_PROBLEM DETAILS_. Leave the pictures out and quote every line from the start of the listing to the line with "import * as", inclusive.

_PROVIDED DATA_.
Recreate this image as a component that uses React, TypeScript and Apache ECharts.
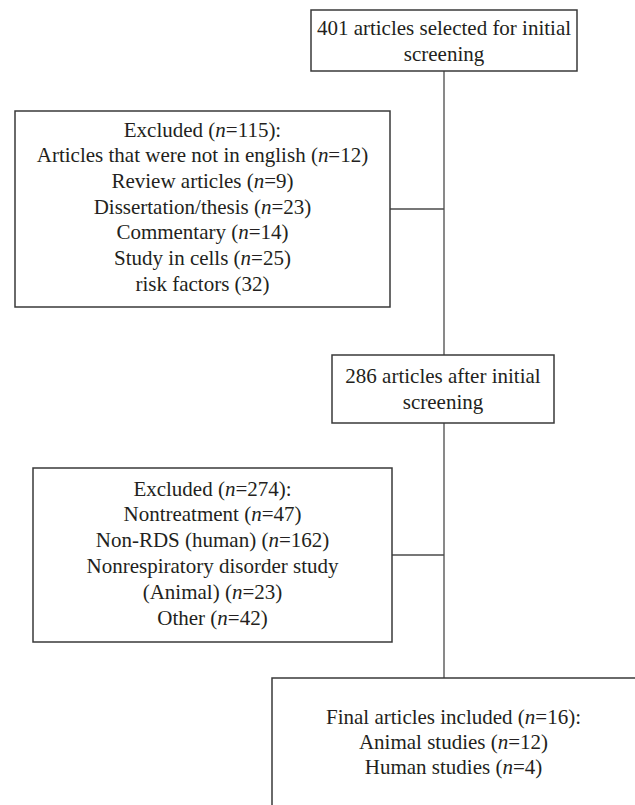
import React, { useEffect, useRef } from "react";
import * as echarts from "echarts";

// ---- data ----
const initialTotal = 401;
const firstExcluded = 115;
const firstReasons = [
  "Articles that were not in english",
  "Review articles",
  "Dissertation/thesis",
  "Commentary",
  "Study in cells",
  "risk factors",
];
const firstCounts = [12, 9, 23, 14, 25, 32];
const firstShowN = [true, true, true, true, true, false];

const afterScreening = 286;
const secondExcluded = 274;
const secondReasons = [
  "Nontreatment",
  "Non-RDS (human)",
  "Nonrespiratory disorder study\n(Animal)",
  "Other",
];
const secondCounts = [47, 162, 23, 42];

const finalTotal = 16;
const finalGroups = ["Animal studies", "Human studies"];
const finalCounts = [12, 4];

// ---- styles ----
const FONT = '"Liberation Serif", "Times New Roman", serif';
const FS = 21;
const TEXT = "#231f20";
const BOX_STROKE = "#3a3a3a";
const LINE_STROKE = "#4a4a4a";

const nLabel = (count: number, showN = true) =>
  showN ? `({i|n}=${count})` : `(${count})`;

function reasonLines(reasons: string[], counts: number[], flags?: boolean[]) {
  const out: string[] = [];
  reasons.forEach((r, idx) => {
    const parts = r.split("\n");
    parts.forEach((p, j) => {
      if (j === parts.length - 1) {
        out.push(`${p} ${nLabel(counts[idx], flags ? flags[idx] : true)}`);
      } else out.push(p);
    });
  });
  return out;
}

export default function App() {
  const ref = useRef<HTMLDivElement>(null);
  useEffect(() => {
    document.body.style.margin = "0";
    const chart = echarts.init(ref.current!, null, { renderer: "svg" });

    const rich = {
      i: { fontStyle: "italic", fontSize: FS, fontFamily: FONT, fill: TEXT },
    };

    const textLines = (lines: string[], cx: number, firstY: number, step: number) =>
      lines.map((t, k) => ({
        type: "text",
        style: {
          text: t,
          x: cx,
          y: firstY + k * step,
          align: "center",
          verticalAlign: "middle",
          fontSize: FS,
          fontFamily: FONT,
          fill: TEXT,
          rich,
        },
        z: 10,
      }));

    const box = (x: number, y: number, w: number, h: number) => ({
      type: "rect",
      shape: { x, y, width: w, height: h },
      style: { fill: "#fff", stroke: BOX_STROKE, lineWidth: 1.5 },
      z: 5,
    });

    const line = (x1: number, y1: number, x2: number, y2: number) => ({
      type: "line",
      shape: { x1, y1, x2, y2 },
      style: { stroke: LINE_STROKE, lineWidth: 1.3 },
      z: 1,
    });

    const box1Lines = [`${initialTotal} articles selected for initial`, "screening"];
    const box2Lines = [
      `Excluded ${nLabel(firstExcluded)}:`,
      ...reasonLines(firstReasons, firstCounts, firstShowN),
    ];
    const box3Lines = [`${afterScreening} articles after initial`, "screening"];
    const box4Lines = [
      `Excluded ${nLabel(secondExcluded)}:`,
      ...reasonLines(secondReasons, secondCounts),
    ];
    const box5Lines = [
      `Final articles included ${nLabel(finalTotal)}:`,
      ...finalGroups.map((g, k) => `${g} ${nLabel(finalCounts[k])}`),
    ];

    const trunkX = 444;

    chart.setOption({
      animation: false,
      backgroundColor: "#fff",
      graphic: [
        line(trunkX, 71, trunkX, 355),
        line(trunkX, 423, trunkX, 678),
        line(390, 209, trunkX, 209),
        line(392, 555, trunkX, 555),
        box(311, 10, 266, 61),
        box(15, 111, 375, 196),
        box(332, 355, 222, 68),
        box(33, 468, 359, 174),
        box(272, 678, 380, 160),
        ...textLines(box1Lines, 444, 27.5, 26),
        ...textLines(box2Lines, 202.5, 129.5, 25.67),
        ...textLines(box3Lines, 443, 375.5, 26.5),
        ...textLines(box4Lines, 212.5, 488.5, 25.8),
        ...textLines(box5Lines, 453.5, 717, 25),
      ],
    });
    return () => chart.dispose();
  }, []);
  return <div ref={ref} style={{ width: 635, height: 805 }} />;
}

_ANSWER BELOW_.
Recreate this image as a component that uses React, TypeScript and Apache ECharts.
import React, { useEffect, useRef } from "react";
import * as echarts from "echarts";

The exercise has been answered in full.